BJTs, due to their P-N junction construction, possess several internal capacitances that profoundly impact their high-frequency performance. These capacitances can be broadly categorized as junction capacitances and diffusion capacitance.

● Junction Capacitances (Depletion Region Capacitances): These arise from the charge storage effects in the reverse-biased depletion regions of the P-N junctions. As the voltage across a reverse-biased junction changes, the width of the depletion region changes, leading to a capacitance effect.

○ Collector-Base Junction Capacitance (Cµ or Ccb): This capacitance exists across the reverse-biased collector-base junction. In the hybrid-pi model, it is denoted as Cµ. This capacitance is particularly critical because it connects the input (base) to the output (collector) of the transistor. Due to the Miller Effect, Cµ can be effectively multiplied at the input of common-emitter amplifiers, drastically increasing the input impedance seen by the signal source and significantly limiting the amplifier's upper frequency response. This is often the dominant factor in determining the high-frequency cutoff for common-emitter configurations.

○ Emitter-Base Junction Capacitance (Cje): This capacitance exists across the forward-biased emitter-base junction. While it has a depletion component, its dominant part in forward bias is the diffusion capacitance.

● Diffusion Capacitance (Cd or Cπ): This capacitance is associated with the storage of minority charge carriers (electrons injected into the p-type base from the emitter, and holes injected into the n-type emitter from the base) in the neutral regions of a forward-biased P-N junction. When the emitter-base junction is forward-biased and conducting, a significant amount of charge is injected and stored in the base region. If the input signal frequency changes rapidly, this stored charge needs to be quickly added or removed, which takes time and presents a capacitive impedance. The Cπ parameter in the hybrid-pi model primarily represents this diffusion capacitance along with the smaller depletion capacitance of the emitter-base junction. Its value is directly proportional to the DC emitter current (and thus Ic) and inversely proportional to the transistor's cut-off frequency (fT), reflecting the speed at which the transistor can respond to changes in input current.

High-Frequency Hybrid-Pi Model for BJT: To analyze the high-frequency behavior of a BJT, the small-signal hybrid-pi model is augmented with these parasitic capacitances.

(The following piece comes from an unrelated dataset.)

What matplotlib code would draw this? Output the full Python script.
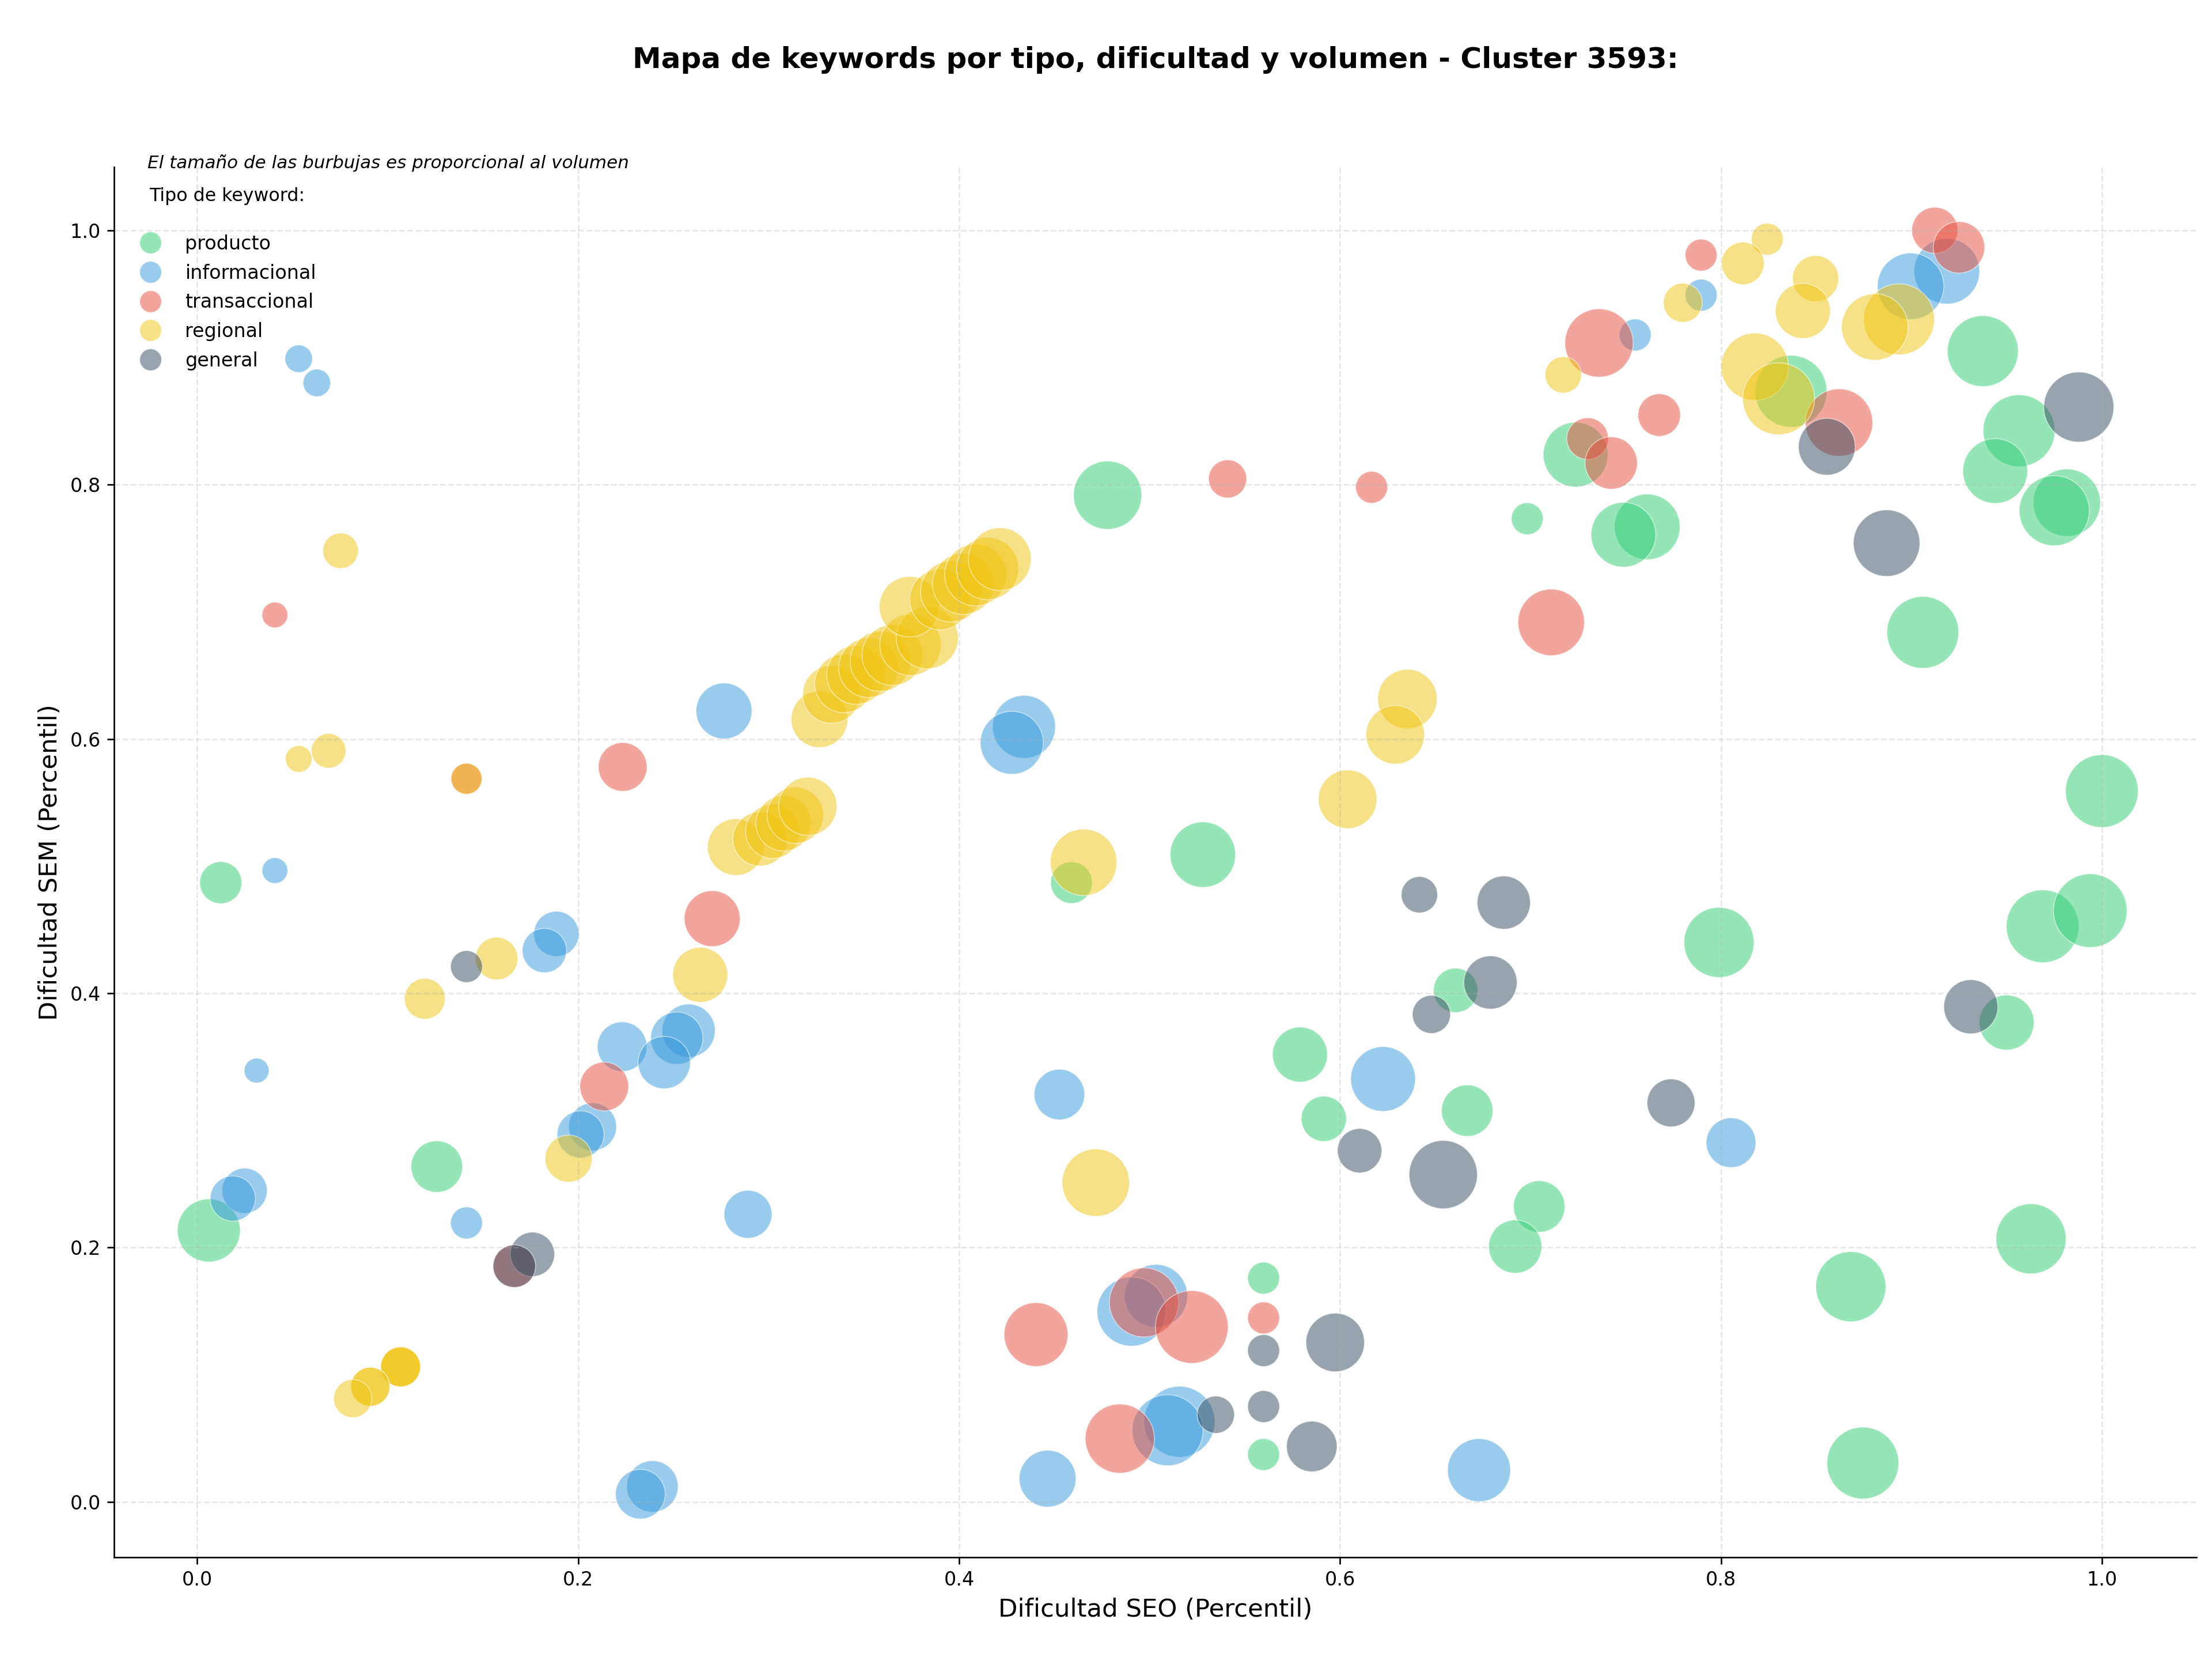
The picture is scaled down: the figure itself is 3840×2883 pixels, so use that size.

The key components include:

● rπ: The input resistance from base to emitter, representing the dynamic resistance of the forward-biased base-emitter junction. It is calculated as rπ = β / gm, where β is the common-emitter current gain and gm is the transconductance.

● gm: The transconductance, which relates the change in collector current to the change in base-emitter voltage (gm = Ic / VT, where VT is the thermal voltage).

● ro: The output resistance from collector to emitter, representing the Early effect.

● Cπ: The total capacitance between base and emitter, primarily diffusion capacitance.

● Cµ: The capacitance between collector and base, primarily junction capacitance.

At high frequencies, the reactances of Cπ and Cµ become small enough to shunt current away from rπ and the collector, respectively, leading to a decrease in gain.